WHAT YOU NEED TO DO:
Please transcribe the data that follows without the pictures, keeping every word the same.

SOURCE EXCERPT:
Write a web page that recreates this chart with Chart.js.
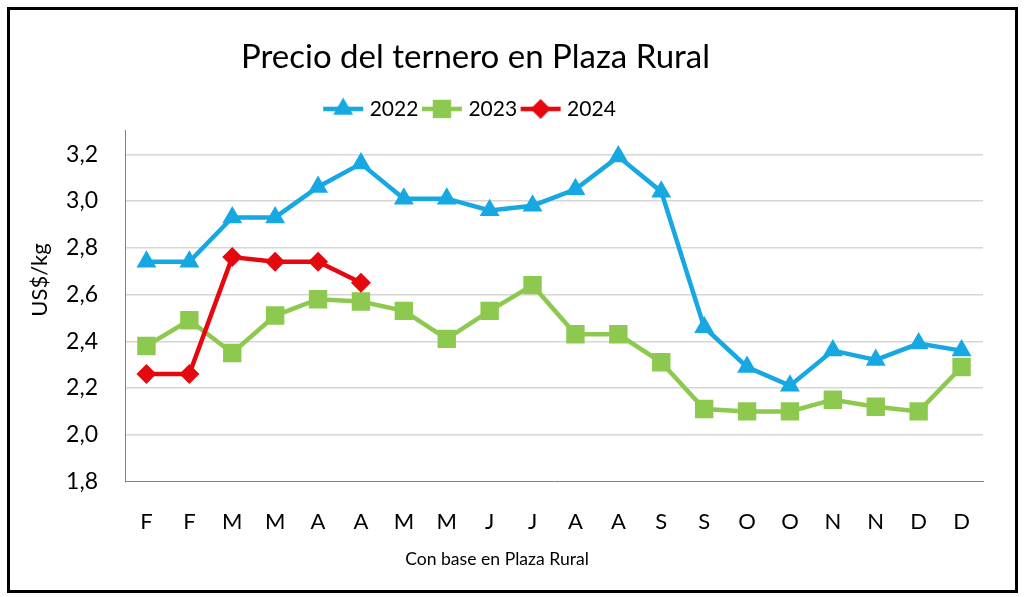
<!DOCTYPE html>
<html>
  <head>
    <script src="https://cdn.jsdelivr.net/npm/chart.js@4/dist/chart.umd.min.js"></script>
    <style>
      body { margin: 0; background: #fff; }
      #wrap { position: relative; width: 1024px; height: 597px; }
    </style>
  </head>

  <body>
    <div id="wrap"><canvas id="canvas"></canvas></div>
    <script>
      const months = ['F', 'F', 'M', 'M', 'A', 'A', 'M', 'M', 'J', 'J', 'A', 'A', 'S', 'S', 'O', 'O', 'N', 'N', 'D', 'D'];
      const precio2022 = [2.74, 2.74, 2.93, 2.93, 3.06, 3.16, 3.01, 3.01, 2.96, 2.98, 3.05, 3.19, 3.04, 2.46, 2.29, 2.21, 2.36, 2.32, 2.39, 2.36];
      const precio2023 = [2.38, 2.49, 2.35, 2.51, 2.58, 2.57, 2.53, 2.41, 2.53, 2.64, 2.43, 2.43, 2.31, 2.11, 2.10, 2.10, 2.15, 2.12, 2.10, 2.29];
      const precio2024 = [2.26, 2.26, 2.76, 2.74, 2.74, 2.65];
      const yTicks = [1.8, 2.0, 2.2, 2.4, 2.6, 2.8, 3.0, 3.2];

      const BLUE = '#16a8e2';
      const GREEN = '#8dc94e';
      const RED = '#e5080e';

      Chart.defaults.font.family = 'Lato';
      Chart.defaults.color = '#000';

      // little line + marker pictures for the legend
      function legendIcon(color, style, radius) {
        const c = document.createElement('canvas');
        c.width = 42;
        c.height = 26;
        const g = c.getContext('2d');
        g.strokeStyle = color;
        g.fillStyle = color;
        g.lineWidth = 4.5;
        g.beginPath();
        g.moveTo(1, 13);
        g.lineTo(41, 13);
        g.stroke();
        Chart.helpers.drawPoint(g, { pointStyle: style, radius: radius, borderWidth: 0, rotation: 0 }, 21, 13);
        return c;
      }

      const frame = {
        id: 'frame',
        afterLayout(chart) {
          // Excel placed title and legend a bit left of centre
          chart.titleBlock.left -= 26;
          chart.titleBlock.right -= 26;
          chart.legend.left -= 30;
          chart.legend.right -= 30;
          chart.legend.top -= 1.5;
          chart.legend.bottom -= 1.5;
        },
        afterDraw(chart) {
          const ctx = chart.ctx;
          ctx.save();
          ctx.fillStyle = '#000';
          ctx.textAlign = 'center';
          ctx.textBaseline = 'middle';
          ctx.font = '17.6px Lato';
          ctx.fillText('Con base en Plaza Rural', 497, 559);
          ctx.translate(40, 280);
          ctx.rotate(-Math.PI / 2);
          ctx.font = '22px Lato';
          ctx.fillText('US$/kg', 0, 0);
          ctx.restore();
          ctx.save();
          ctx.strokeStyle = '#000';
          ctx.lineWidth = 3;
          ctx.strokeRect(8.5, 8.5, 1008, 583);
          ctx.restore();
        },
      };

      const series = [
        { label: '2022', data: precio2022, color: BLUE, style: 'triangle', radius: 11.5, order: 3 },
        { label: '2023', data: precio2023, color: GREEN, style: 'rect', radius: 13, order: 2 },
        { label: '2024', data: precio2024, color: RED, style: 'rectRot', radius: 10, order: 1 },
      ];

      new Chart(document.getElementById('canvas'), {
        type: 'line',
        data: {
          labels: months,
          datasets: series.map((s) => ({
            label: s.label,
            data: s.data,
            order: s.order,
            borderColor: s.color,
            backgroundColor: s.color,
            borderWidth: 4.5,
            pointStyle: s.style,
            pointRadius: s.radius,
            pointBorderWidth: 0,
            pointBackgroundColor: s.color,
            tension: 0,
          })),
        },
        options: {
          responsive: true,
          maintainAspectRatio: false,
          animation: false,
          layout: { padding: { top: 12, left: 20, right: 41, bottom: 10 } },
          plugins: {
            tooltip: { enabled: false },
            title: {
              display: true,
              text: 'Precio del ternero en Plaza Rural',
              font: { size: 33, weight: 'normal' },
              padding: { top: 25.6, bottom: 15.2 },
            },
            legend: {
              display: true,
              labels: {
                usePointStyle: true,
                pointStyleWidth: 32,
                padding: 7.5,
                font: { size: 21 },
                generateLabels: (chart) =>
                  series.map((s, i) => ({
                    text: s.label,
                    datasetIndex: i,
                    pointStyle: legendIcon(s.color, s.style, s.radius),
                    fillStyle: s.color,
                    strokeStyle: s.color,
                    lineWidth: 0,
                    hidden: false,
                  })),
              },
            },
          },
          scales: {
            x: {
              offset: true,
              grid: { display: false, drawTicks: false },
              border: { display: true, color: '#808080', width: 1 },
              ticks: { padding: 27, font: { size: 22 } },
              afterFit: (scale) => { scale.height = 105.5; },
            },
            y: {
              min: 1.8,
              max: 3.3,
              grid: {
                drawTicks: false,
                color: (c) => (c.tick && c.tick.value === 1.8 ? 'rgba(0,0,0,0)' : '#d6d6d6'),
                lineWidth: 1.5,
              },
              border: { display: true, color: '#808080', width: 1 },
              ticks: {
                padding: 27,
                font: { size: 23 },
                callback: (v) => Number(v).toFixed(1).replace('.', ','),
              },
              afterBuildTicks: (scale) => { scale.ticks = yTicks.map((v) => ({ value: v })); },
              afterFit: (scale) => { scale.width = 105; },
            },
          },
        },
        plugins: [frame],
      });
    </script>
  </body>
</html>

FULL SOLUTION:
Write a web page that recreates this chart with Chart.js.
<!DOCTYPE html>
<html>
  <head>
    <script src="https://cdn.jsdelivr.net/npm/chart.js@4/dist/chart.umd.min.js"></script>
    <style>
      body { margin: 0; background: #fff; }
      #wrap { position: relative; width: 1024px; height: 597px; }
    </style>
  </head>

  <body>
    <div id="wrap"><canvas id="canvas"></canvas></div>
    <script>
      const months = ['F', 'F', 'M', 'M', 'A', 'A', 'M', 'M', 'J', 'J', 'A', 'A', 'S', 'S', 'O', 'O', 'N', 'N', 'D', 'D'];
      const precio2022 = [2.74, 2.74, 2.93, 2.93, 3.06, 3.16, 3.01, 3.01, 2.96, 2.98, 3.05, 3.19, 3.04, 2.46, 2.29, 2.21, 2.36, 2.32, 2.39, 2.36];
      const precio2023 = [2.38, 2.49, 2.35, 2.51, 2.58, 2.57, 2.53, 2.41, 2.53, 2.64, 2.43, 2.43, 2.31, 2.11, 2.10, 2.10, 2.15, 2.12, 2.10, 2.29];
      const precio2024 = [2.26, 2.26, 2.76, 2.74, 2.74, 2.65];
      const yTicks = [1.8, 2.0, 2.2, 2.4, 2.6, 2.8, 3.0, 3.2];

      const BLUE = '#16a8e2';
      const GREEN = '#8dc94e';
      const RED = '#e5080e';

      Chart.defaults.font.family = 'Lato';
      Chart.defaults.color = '#000';

      // little line + marker pictures for the legend
      function legendIcon(color, style, radius) {
        const c = document.createElement('canvas');
        c.width = 42;
        c.height = 26;
        const g = c.getContext('2d');
        g.strokeStyle = color;
        g.fillStyle = color;
        g.lineWidth = 4.5;
        g.beginPath();
        g.moveTo(1, 13);
        g.lineTo(41, 13);
        g.stroke();
        Chart.helpers.drawPoint(g, { pointStyle: style, radius: radius, borderWidth: 0, rotation: 0 }, 21, 13);
        return c;
      }

      const frame = {
        id: 'frame',
        afterLayout(chart) {
          // Excel placed title and legend a bit left of centre
          chart.titleBlock.left -= 26;
          chart.titleBlock.right -= 26;
          chart.legend.left -= 30;
          chart.legend.right -= 30;
          chart.legend.top -= 1.5;
          chart.legend.bottom -= 1.5;
        },
        afterDraw(chart) {
          const ctx = chart.ctx;
          ctx.save();
          ctx.fillStyle = '#000';
          ctx.textAlign = 'center';
          ctx.textBaseline = 'middle';
          ctx.font = '17.6px Lato';
          ctx.fillText('Con base en Plaza Rural', 497, 559);
          ctx.translate(40, 280);
          ctx.rotate(-Math.PI / 2);
          ctx.font = '22px Lato';
          ctx.fillText('US$/kg', 0, 0);
          ctx.restore();
          ctx.save();
          ctx.strokeStyle = '#000';
          ctx.lineWidth = 3;
          ctx.strokeRect(8.5, 8.5, 1008, 583);
          ctx.restore();
        },
      };

      const series = [
        { label: '2022', data: precio2022, color: BLUE, style: 'triangle', radius: 11.5, order: 3 },
        { label: '2023', data: precio2023, color: GREEN, style: 'rect', radius: 13, order: 2 },
        { label: '2024', data: precio2024, color: RED, style: 'rectRot', radius: 10, order: 1 },
      ];

      new Chart(document.getElementById('canvas'), {
        type: 'line',
        data: {
          labels: months,
          datasets: series.map((s) => ({
            label: s.label,
            data: s.data,
            order: s.order,
            borderColor: s.color,
            backgroundColor: s.color,
            borderWidth: 4.5,
            pointStyle: s.style,
            pointRadius: s.radius,
            pointBorderWidth: 0,
            pointBackgroundColor: s.color,
            tension: 0,
          })),
        },
        options: {
          responsive: true,
          maintainAspectRatio: false,
          animation: false,
          layout: { padding: { top: 12, left: 20, right: 41, bottom: 10 } },
          plugins: {
            tooltip: { enabled: false },
            title: {
              display: true,
              text: 'Precio del ternero en Plaza Rural',
              font: { size: 33, weight: 'normal' },
              padding: { top: 25.6, bottom: 15.2 },
            },
            legend: {
              display: true,
              labels: {
                usePointStyle: true,
                pointStyleWidth: 32,
                padding: 7.5,
                font: { size: 21 },
                generateLabels: (chart) =>
                  series.map((s, i) => ({
                    text: s.label,
                    datasetIndex: i,
                    pointStyle: legendIcon(s.color, s.style, s.radius),
                    fillStyle: s.color,
                    strokeStyle: s.color,
                    lineWidth: 0,
                    hidden: false,
                  })),
              },
            },
          },
          scales: {
            x: {
              offset: true,
              grid: { display: false, drawTicks: false },
              border: { display: true, color: '#808080', width: 1 },
              ticks: { padding: 27, font: { size: 22 } },
              afterFit: (scale) => { scale.height = 105.5; },
            },
            y: {
              min: 1.8,
              max: 3.3,
              grid: {
                drawTicks: false,
                color: (c) => (c.tick && c.tick.value === 1.8 ? 'rgba(0,0,0,0)' : '#d6d6d6'),
                lineWidth: 1.5,
              },
              border: { display: true, color: '#808080', width: 1 },
              ticks: {
                padding: 27,
                font: { size: 23 },
                callback: (v) => Number(v).toFixed(1).replace('.', ','),
              },
              afterBuildTicks: (scale) => { scale.ticks = yTicks.map((v) => ({ value: v })); },
              afterFit: (scale) => { scale.width = 105; },
            },
          },
        },
        plugins: [frame],
      });
    </script>
  </body>
</html>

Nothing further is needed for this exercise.